Where once there was a distinction made between the effects of drinking on men and women, and on people of differing body mass, the new guidelines seem to suggest that such distinctions no longer matter. Many people might find this a little confusing, and perhaps even contrary to their own experience. After all, it’s widely accepted that different people have differing capacities for handling their drink. That may well be true, but that may also be part of the problem.
For some people there is a mistaken idea that they are somehow the exception to the rule, and that they are perfectly all right drinking more heavily because they have a strong constitution and they can “handle it”. Indeed, almost all the behavioural problems associated with alcohol could be said to stem from people’s misconceptions about their own limits and the effects that the alcohol has upon them.

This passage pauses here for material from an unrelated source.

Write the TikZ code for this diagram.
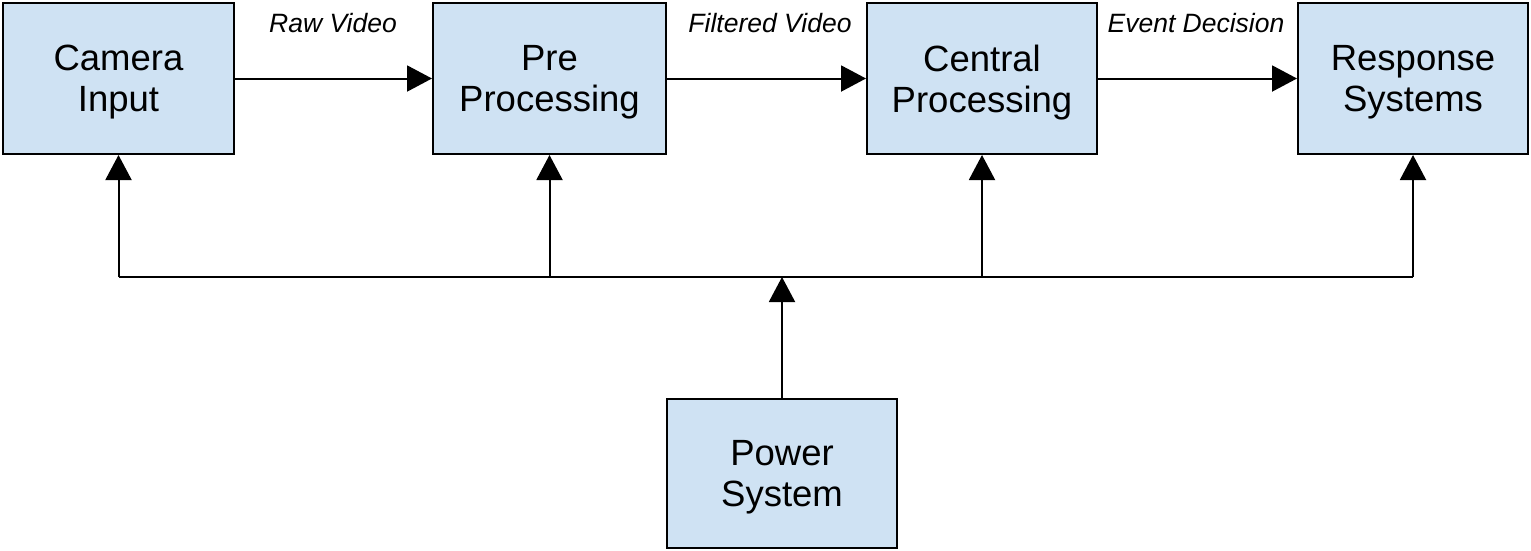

That may be why the Council has chosen to apply one set of guidelines across the board, but I’m sure there will still be people who say to themselves that the guidelines are an average and that they are somehow exempt. In fact, I suspect that some will see the guidelines as being so restrictive as to be irrelevant.
Of course, human beings are never going to be perfect machines of good behavior, and most of us recognize that life could get pretty boring if they were. The purpose of the guidelines is to give us an understanding of what’s risky and what’s relatively safe. It will always be true that some people should not dink at all, while others will be able to indulge their habit in moderation without getting into trouble. The truth is that even if the experts insist that a single glass of wine during a nine month pregnancy poses an unacceptable risk, life is full of much greater risks, and most people are going to look at these guidelines as exactly that: a guide.
They say a little of what you fancy does you good, and so long as it is just a little the chances are that you will stay out of trouble. That is of course unless you play Rugby League.